Primary Colors in Thaitone 
Same as universal primary color standard, Thaitone primary color consists of Red, Yellow and Blue. The colors are called, Chard (Red), Rong (Yellow) and Kraam (Blue).  However, the tone of the color is not the same as the standard.

Chard 

		Chard is vermillion. It is considered as the most important color in Thai art as the red color represents the auspicious thing and heaven in Thai belief.

Rong 

		Rong is gamboge tint. The word Rong is from Rong Thong tree (Gracinia Hanbury Hook) which is the tree that can be easily found along the seaside province of the Gulf of Thailand.

Kraam 

Kraam is indigo color from the color pigment of Indigo’s stem and leaves. Kraam could be considered as the most familiar Thaitone color for Thai people according to the color is very popular in traditional Thai's dyeing.

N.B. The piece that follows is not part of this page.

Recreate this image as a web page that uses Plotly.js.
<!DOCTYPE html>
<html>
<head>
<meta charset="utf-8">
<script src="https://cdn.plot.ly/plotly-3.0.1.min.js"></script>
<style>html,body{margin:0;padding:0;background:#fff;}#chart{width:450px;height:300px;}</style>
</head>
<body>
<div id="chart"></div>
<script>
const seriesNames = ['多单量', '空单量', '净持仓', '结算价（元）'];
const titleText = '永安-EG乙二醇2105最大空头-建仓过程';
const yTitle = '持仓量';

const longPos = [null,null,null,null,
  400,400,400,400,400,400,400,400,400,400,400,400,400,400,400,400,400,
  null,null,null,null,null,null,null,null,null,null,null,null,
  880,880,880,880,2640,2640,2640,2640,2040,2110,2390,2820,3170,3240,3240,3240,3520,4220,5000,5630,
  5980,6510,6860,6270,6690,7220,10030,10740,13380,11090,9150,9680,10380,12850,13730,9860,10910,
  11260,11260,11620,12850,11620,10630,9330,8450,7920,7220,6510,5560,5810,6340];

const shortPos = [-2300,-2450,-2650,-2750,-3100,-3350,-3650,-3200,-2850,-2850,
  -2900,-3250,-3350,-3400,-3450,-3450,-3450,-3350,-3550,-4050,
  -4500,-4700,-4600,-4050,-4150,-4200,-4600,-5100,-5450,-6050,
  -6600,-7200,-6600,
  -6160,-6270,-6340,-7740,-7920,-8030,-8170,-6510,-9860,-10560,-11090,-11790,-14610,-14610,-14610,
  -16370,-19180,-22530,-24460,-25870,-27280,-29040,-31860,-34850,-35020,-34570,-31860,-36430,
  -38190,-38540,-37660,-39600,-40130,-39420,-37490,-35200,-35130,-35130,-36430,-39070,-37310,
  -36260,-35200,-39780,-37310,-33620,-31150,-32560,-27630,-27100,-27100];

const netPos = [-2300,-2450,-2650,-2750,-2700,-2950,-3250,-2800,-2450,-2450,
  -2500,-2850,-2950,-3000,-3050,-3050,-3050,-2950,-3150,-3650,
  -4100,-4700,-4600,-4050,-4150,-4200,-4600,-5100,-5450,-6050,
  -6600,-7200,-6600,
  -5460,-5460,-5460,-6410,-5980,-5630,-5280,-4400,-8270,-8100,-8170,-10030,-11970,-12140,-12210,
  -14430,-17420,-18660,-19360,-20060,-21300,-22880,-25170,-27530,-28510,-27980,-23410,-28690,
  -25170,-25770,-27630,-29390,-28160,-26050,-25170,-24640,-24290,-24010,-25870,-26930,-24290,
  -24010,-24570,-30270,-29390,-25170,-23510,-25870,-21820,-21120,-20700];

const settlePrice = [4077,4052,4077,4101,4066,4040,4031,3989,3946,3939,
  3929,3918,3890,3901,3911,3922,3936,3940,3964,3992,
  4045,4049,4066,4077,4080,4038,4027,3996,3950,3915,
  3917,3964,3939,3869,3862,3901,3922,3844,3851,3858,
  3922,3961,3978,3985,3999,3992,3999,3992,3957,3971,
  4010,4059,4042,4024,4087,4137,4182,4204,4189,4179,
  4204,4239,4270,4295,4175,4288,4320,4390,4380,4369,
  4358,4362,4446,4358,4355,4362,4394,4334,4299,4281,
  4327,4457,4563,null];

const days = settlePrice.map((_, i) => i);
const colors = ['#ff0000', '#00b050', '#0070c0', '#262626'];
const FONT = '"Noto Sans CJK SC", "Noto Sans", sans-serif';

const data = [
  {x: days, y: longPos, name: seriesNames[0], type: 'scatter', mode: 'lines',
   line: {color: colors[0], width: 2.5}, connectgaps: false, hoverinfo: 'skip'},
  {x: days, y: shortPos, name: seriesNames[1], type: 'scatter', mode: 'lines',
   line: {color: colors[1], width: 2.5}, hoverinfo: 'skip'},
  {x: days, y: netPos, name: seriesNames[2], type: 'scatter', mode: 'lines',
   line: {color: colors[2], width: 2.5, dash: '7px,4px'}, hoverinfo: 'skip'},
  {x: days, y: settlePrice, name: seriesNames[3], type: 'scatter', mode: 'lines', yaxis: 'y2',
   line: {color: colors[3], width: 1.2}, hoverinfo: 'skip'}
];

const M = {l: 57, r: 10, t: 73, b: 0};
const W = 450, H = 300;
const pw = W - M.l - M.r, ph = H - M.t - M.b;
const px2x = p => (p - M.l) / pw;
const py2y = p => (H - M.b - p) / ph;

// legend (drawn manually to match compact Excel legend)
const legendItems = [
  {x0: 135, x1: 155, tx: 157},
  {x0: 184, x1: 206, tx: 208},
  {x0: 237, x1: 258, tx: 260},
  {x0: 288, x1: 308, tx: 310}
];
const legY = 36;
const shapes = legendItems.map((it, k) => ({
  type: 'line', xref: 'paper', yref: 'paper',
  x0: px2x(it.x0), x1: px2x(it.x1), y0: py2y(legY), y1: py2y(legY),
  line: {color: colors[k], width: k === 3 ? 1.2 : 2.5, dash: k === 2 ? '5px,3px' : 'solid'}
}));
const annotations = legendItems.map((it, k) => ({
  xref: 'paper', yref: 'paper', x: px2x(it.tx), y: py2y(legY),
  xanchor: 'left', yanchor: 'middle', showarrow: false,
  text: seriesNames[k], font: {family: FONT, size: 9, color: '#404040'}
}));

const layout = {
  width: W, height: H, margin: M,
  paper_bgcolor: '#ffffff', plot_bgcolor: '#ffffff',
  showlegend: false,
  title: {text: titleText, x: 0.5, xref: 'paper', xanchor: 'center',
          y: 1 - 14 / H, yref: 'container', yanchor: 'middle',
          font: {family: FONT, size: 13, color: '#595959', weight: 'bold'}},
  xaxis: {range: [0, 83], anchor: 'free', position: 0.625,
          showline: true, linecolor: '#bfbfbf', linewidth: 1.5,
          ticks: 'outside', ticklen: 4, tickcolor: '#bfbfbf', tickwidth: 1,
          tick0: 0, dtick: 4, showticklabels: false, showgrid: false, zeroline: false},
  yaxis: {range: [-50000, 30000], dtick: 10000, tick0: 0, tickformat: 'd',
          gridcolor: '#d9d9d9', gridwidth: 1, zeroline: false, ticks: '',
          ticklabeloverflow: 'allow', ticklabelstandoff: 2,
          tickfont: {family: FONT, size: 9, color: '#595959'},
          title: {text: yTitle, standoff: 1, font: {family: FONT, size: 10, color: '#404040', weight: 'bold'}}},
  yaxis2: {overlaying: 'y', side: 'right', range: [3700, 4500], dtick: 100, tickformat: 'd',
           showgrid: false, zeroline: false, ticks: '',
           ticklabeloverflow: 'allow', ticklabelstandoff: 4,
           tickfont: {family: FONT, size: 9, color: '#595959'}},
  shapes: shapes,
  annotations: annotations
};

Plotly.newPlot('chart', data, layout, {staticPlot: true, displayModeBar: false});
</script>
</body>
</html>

Benjarong - 5 Primary Color in Thaitone 
These 5 primary colors consist of the three of primary colors in Thaitone which are Chard, Rong, Kraam and other two colors are black and white. Benjarong color was used popularly in traditional Thai’s mural art and in Thai’s traditional porcelain painting.

10 groups of Thaitone 
These 10 groups of Thaitone colors consist of five primary colors (Benjarong) that are Chard, Rong, Kraam, black, white and other 5 colors which are created from the mixing between colors in Benjarong Color groups that are Orange, Green, Violet, Brown and Gold.

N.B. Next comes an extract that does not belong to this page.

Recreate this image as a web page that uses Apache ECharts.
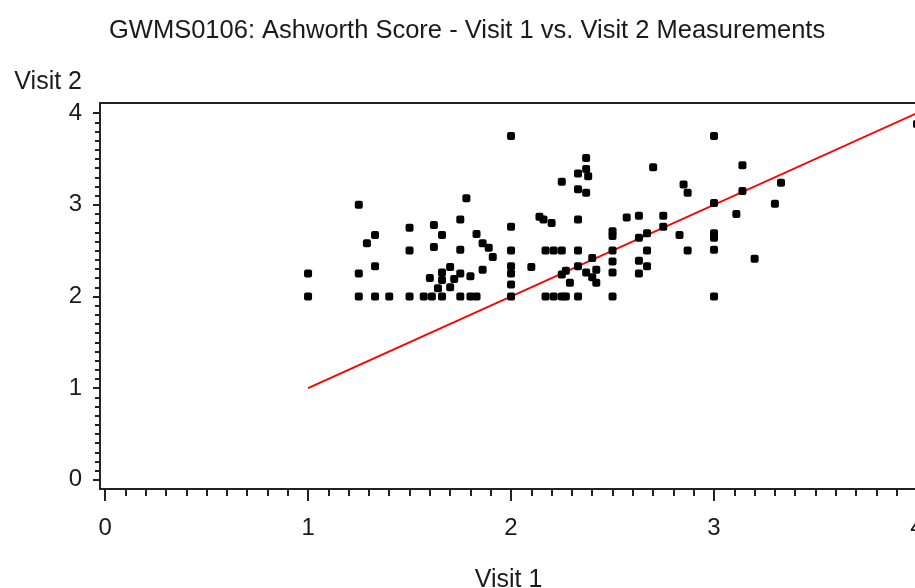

Ingredients for making color in Thai’s color making.

Thaitone Color nowadays 
The use of Thaitone color is now supported by Thailand's Ministry of Culture to promote Thailand's identity. From the study of Professor Pairoj, he can identify 156 colors. He gave the Thai name to each color and used Pantone Color Analysing Program to find the CMYK code so that it can be used worldwide. There are new colors being discovered continuously so Professor Pairoj is still working on the project to identify more CMYK code. He has also done the copyright for the name "THAITONE" even though the percentage of color ratio, color name, graphic of Thaitone color are allowed to use freely to be the reference of color in design work as long as the users give credit to THAITONE Color System.